Federal energy regulators yesterday unanimously approved an increase in natural gas prices that will add $3 billion to natural gas bills next year.
The Federal Energy Regulatory Commission voted to let natural gas producers pass on to consumers the cost of gathering gas from wells and putting it under pressure so it can be pumped through pipelines to customers.
The action is expected to add about $12 a year--approximately 2.5 percent--to the average home heating bill next year. The increase is not expected to appear on bills until late in the spring.
After approximately two years, during which producers will recover costs built up in the two years this decision was pending, the annual cost of the measure will drop to about $1.8 billion a year.
Natural gas prices--expected to climb approximately 25 percent this year--have already made natural gas regulation a hotly contested issue, with one side proposing to decontrol prices and the other arguing for stricter controls.
Although it came at a politically inopportune time and will add fuel to the controversy's flames, yesterday's decision would have been hard to postpone, FERC general counsel Charles Moore said.
The issue has been pending since 1980, when prices were lower and the issue less sensitive. Staff work on the issue was complete in November. Delaying action would have been unfair to the producers who have already spent the money and probably also would have resulted in the commission being ordered to move, Moore said.
As controversial as gas prices have become, consumer groups had not challenged the commission's right to take such an action, Moore said.
The Consumer/Labor Energy Coalition reacted to the decision yesterday by calling it "just another attempt to administratively decontrol natural gas prices and one of the many reasons prices are increasing dramatically across the country."
What the commission did is to allow producers operating before the Natural Gas Policy Act went into effect to recover 5 cents per million BTUs (British Thermal Units) for gathering costs. Producers who broke ground after the 1978 act are allowed to recover 7 cents per million BTUs for the first mile of subsidiary pipeline required to move gas to the transmission pipeline and 2 cents a mile for up to 20 miles.
Producers of post-NGPA gas will also be allowed to recover up to 18 cents per million BTUs for compression costs. Pre-NGPA producers are already recovering compression costs, Moore said.
After the order is published in the Federal Register, producers will be able to present gathering and compression charges to pipelines, which will then incorporate those costs in "purchased gas adjustment" filings. Those filings, once approved, pass costs on to consumers.

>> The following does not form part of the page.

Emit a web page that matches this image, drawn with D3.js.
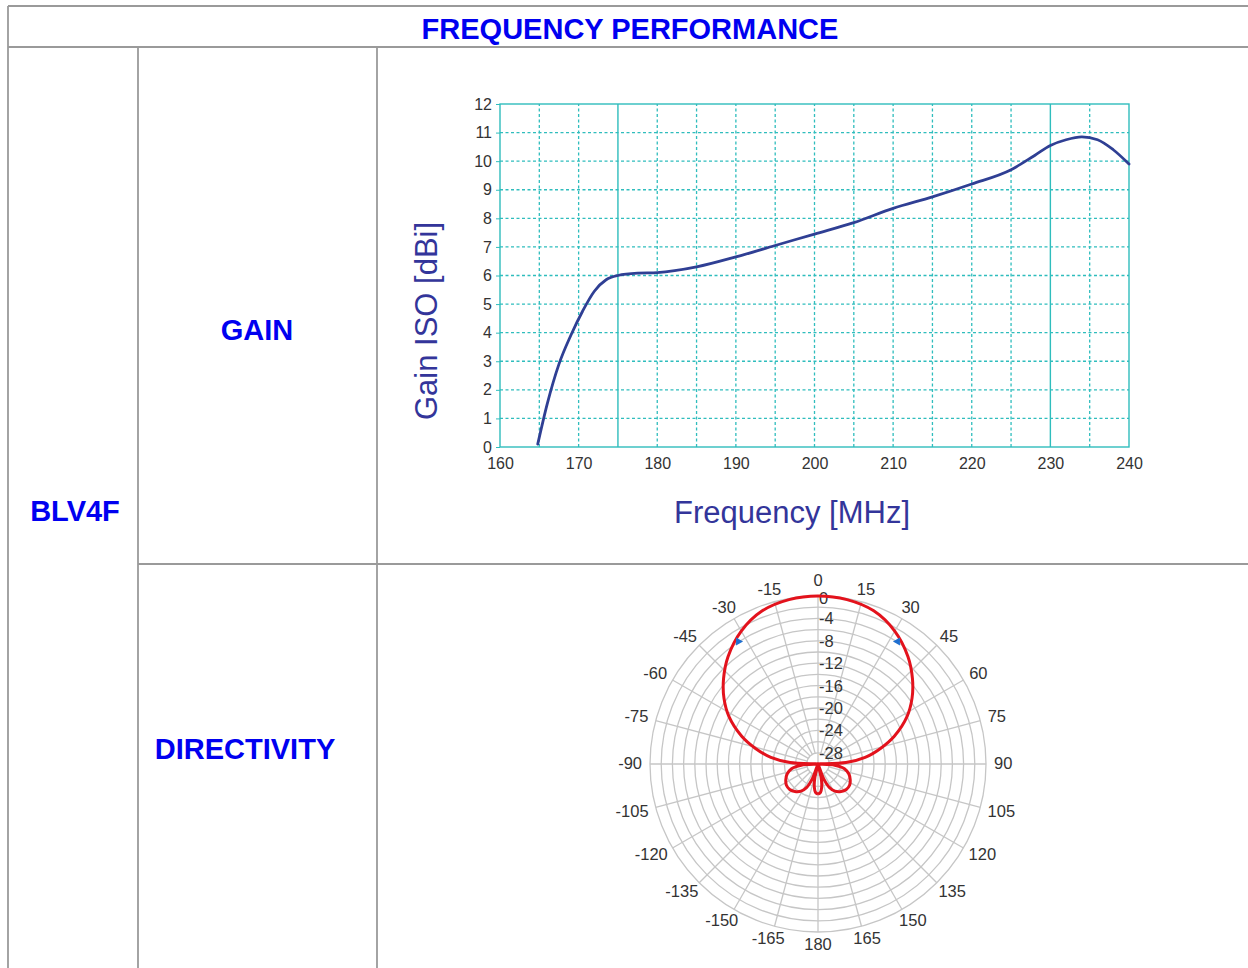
<!DOCTYPE html>
<html>
<head>
<meta charset="utf-8">
<script src="https://cdn.jsdelivr.net/npm/d3@7"></script>
<style>
  html, body { margin: 0; padding: 0; background: #fff; }
  svg { display: block; font-family: "Liberation Sans", Arial, sans-serif; }
</style>
</head>
<body>
<svg id="chart" width="1248" height="968"></svg>
<script>
// ---------- DATA ----------
const freqMHz = [164.8, 166, 167.5, 169, 170.5, 172, 173.5, 175, 177.5, 180, 185, 190, 195, 200, 205, 210, 215, 220, 225, 228, 230, 232, 234, 236, 238, 240];
const gainDbi = [0.1, 1.5, 2.9, 3.9, 4.75, 5.45, 5.85, 6.0, 6.08, 6.1, 6.3, 6.65, 7.05, 7.45, 7.85, 8.35, 8.75, 9.2, 9.7, 10.2, 10.55, 10.75, 10.85, 10.75, 10.4, 9.9];
const freqTicks = [160, 170, 180, 190, 200, 210, 220, 230, 240];
const gainTicks = [0, 1, 2, 3, 4, 5, 6, 7, 8, 9, 10, 11, 12];
const freqGridSolid = [175, 230];

// directivity pattern (right half, degrees from boresight -> dB), mirrored for left half
const patternAngles = [0, 10, 20, 30, 40, 48, 55, 62, 70, 76, 82, 87, 90, 94, 100, 108, 116, 124, 132, 140, 148, 154, 159, 163, 167, 171, 175, 180];
const patternDb     = [0, -0.2, -0.9, -2.6, -5.0, -7.3, -9.5, -12, -15.5, -18.5, -21.5, -25, -30, -27, -25.2, -24.2, -23.6, -23.2, -23.2, -23.6, -24.3, -25.3, -27.2, -30, -27.5, -25.8, -24.9, -24.6];
const markerAngles = [-33, 33];
const markerDb = [-3.9, -3.9];
const polarAngleTicks = [0, 15, 30, 45, 60, 75, 90, 105, 120, 135, 150, 165, 180, -165, -150, -135, -120, -105, -90, -75, -60, -45, -30, -15];
const polarAngleLabels = ["0", "15", "30", "45", "60", "75", "90", "105", "120", "135", "150", "165", "180", "-165", "-150", "-135", "-120", "-105", "-90", "-75", "-60", "-45", "-30", "-15"];
const polarRings = [-28, -26, -24, -22, -20, -18, -16, -14, -12, -10, -8, -6, -4, -2, 0];
const polarRingLabels = [0, -4, -8, -12, -16, -20, -24, -28];

// table texts
const headerTitle = "FREQUENCY PERFORMANCE";
const rowLabel = "BLV4F";
const subLabels = ["GAIN", "DIRECTIVITY"];

// ---------- DRAW ----------
const svg = d3.select("#chart");
const border = "#9a9a9a";
const blue = "#0000f0";

// table
const tbl = svg.append("g");
tbl.append("line").attr("x1", 8).attr("x2", 1248).attr("y1", 6).attr("y2", 6);
tbl.append("line").attr("x1", 8).attr("x2", 1248).attr("y1", 47).attr("y2", 47);
tbl.append("line").attr("x1", 8).attr("x2", 8).attr("y1", 6).attr("y2", 968);
tbl.append("line").attr("x1", 138).attr("x2", 138).attr("y1", 47).attr("y2", 968);
tbl.append("line").attr("x1", 377).attr("x2", 377).attr("y1", 47).attr("y2", 968);
tbl.append("line").attr("x1", 138).attr("x2", 1248).attr("y1", 564).attr("y2", 564);
tbl.selectAll("line").attr("stroke", border).attr("stroke-width", 1.8);

const tstyle = s => s.attr("fill", blue).attr("font-weight", "bold").attr("font-size", 29)
  .attr("text-anchor", "middle").attr("dominant-baseline", "central");
tstyle(tbl.append("text").attr("x", 630).attr("y", 29).text(headerTitle));
tstyle(tbl.append("text").attr("x", 75).attr("y", 511).text(rowLabel));
tstyle(tbl.append("text").attr("x", 257).attr("y", 330).text(subLabels[0]));
tstyle(tbl.append("text").attr("x", 245).attr("y", 749).text(subLabels[1]));

// ---------- GAIN CHART ----------
const teal = "#2fbdbd";
const x = d3.scaleLinear().domain([160, 240]).range([500, 1129]);
const y = d3.scaleLinear().domain([0, 12]).range([447, 104]);
const g = svg.append("g");

const minorX = d3.range(165, 240, 5).filter(v => !freqGridSolid.includes(v));
g.selectAll(".vgrid").data(minorX).enter().append("line")
  .attr("x1", d => x(d)).attr("x2", d => x(d)).attr("y1", y(0)).attr("y2", y(12))
  .attr("stroke", teal).attr("stroke-width", 1.3).attr("stroke-dasharray", "3,2.5");
g.selectAll(".hgrid").data(gainTicks.slice(1, -1)).enter().append("line")
  .attr("x1", x(160)).attr("x2", x(240)).attr("y1", d => y(d)).attr("y2", d => y(d))
  .attr("stroke", teal).attr("stroke-width", 1.3).attr("stroke-dasharray", "3,2.5");
g.selectAll(".vsolid").data(freqGridSolid).enter().append("line")
  .attr("x1", d => x(d)).attr("x2", d => x(d)).attr("y1", y(0)).attr("y2", y(12))
  .attr("stroke", teal).attr("stroke-width", 1.4);
g.append("rect").attr("x", x(160)).attr("y", y(12)).attr("width", x(240) - x(160)).attr("height", y(0) - y(12))
  .attr("fill", "none").attr("stroke", teal).attr("stroke-width", 1.4);

const yAxis = d3.axisLeft(y).tickValues(gainTicks).tickSize(4).tickPadding(4).tickFormat(d3.format("d"));
const yg = g.append("g").attr("transform", `translate(${x(160)},0)`).call(yAxis);
const xAxis = d3.axisBottom(x).tickValues(freqTicks).tickSize(0).tickPadding(11).tickFormat(d3.format("d"));
const xg = g.append("g").attr("transform", `translate(0,${y(0)})`).call(xAxis);
[yg, xg].forEach(a => {
  a.select(".domain").remove();
  a.selectAll(".tick line").attr("stroke", teal);
  a.selectAll(".tick text").attr("fill", "#333").attr("font-size", 16).attr("font-family", "Liberation Sans, Arial, sans-serif");
});

const gainLine = d3.line().x((d, i) => x(freqMHz[i])).y(d => y(d)).curve(d3.curveMonotoneX);
g.append("path").attr("d", gainLine(gainDbi)).attr("fill", "none")
  .attr("stroke", "#2f3f94").attr("stroke-width", 2.8).attr("stroke-linecap", "round");

const titleColor = "#33359a";
g.append("text").attr("transform", "translate(426,321) rotate(-90)")
  .attr("text-anchor", "middle").attr("dominant-baseline", "central")
  .attr("font-size", 31).attr("fill", titleColor).text("Gain ISO [dBi]");
g.append("text").attr("x", 792).attr("y", 512)
  .attr("text-anchor", "middle").attr("dominant-baseline", "central")
  .attr("font-size", 31).attr("fill", titleColor).text("Frequency [MHz]");

// ---------- POLAR CHART ----------
const cx = 818, cy = 764, R = 168;
const r = d3.scaleLinear().domain([-30, 0]).range([0, R]);
const p = svg.append("g").attr("transform", `translate(${cx},${cy})`);
const grid = "#c6c6c6";
p.selectAll(".ring").data(polarRings).enter().append("circle")
  .attr("r", d => r(d)).attr("fill", "none").attr("stroke", grid).attr("stroke-width", 1.3);
const rad = a => a * Math.PI / 180;
p.selectAll(".spoke").data(polarAngleTicks).enter().append("line")
  .attr("x1", d => (d % 90 === 0 ? 0 : r(-28)) * Math.sin(rad(d)))
  .attr("y1", d => -(d % 90 === 0 ? 0 : r(-28)) * Math.cos(rad(d)))
  .attr("x2", d => R * Math.sin(rad(d))).attr("y2", d => -R * Math.cos(rad(d)))
  .attr("stroke", grid).attr("stroke-width", 1.3);

// angle labels
p.selectAll(".alab").data(polarAngleTicks).enter().append("text")
  .attr("font-size", 16.5).attr("fill", "#333").attr("text-anchor", "middle").attr("dominant-baseline", "central")
  .text((d, i) => polarAngleLabels[i])
  .each(function (d) {
    const w = this.getComputedTextLength();
    const s = Math.sin(rad(d)), c = Math.cos(rad(d));
    const rr = 180;
    const extraY = d === 0 ? -4 : (c > 0 ? -1 : 0);
    d3.select(this).attr("x", rr * s + (w / 2 - 4) * s).attr("y", -rr * c + extraY);
  });

// ring labels
p.selectAll(".rlab").data(polarRingLabels).enter().append("text")
  .attr("x", 1).attr("y", d => -r(d) + (d === 0 ? 2 : 0)).attr("dominant-baseline", "central")
  .attr("font-size", 16.5).attr("fill", "#333").text(d => d);

// pattern
const fullAng = [], fullDb = [];
for (let i = patternAngles.length - 1; i >= 1; i--) { fullAng.push(-patternAngles[i]); fullDb.push(patternDb[i]); }
for (let i = 0; i < patternAngles.length; i++) { fullAng.push(patternAngles[i]); fullDb.push(patternDb[i]); }
const radial = d3.lineRadial().angle((d, i) => rad(fullAng[i])).radius(d => r(d)).curve(d3.curveCatmullRom.alpha(0.5));
p.append("path").attr("d", radial(fullDb)).attr("fill", "none")
  .attr("stroke", "#e3121c").attr("stroke-width", 3);

// markers
p.selectAll(".mk").data(markerDb).enter().append("path")
  .attr("d", d3.symbol().type(d3.symbolTriangle).size(28))
  .attr("fill", "#1f6fd0")
  .attr("transform", (d, i) => {
    const a = rad(markerAngles[i]);
    const px = r(d) * Math.sin(a), py = -r(d) * Math.cos(a);
    return `translate(${px},${py}) rotate(${markerAngles[i] < 0 ? 90 : -90})`;
  });
</script>
</body>
</html>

In other actions, the commission ruled, in effect, that producers and pipelines must hash out between themselves who will pay the cost of removing liquids and liquefiables from natural gas. The liquids and liquefiables are byproducts such as butane and propane that must be removed from natural gas to make it more easily transportable or are removed because they can be sold separately.
FERC felt it was important that "gas customers will not be required to pay for costs that do not benefit them," Moore said. In some cases in which those costs have been passed on, consumers eventually may receive refunds depending on the outcome of a case pending before FERC, he indicated.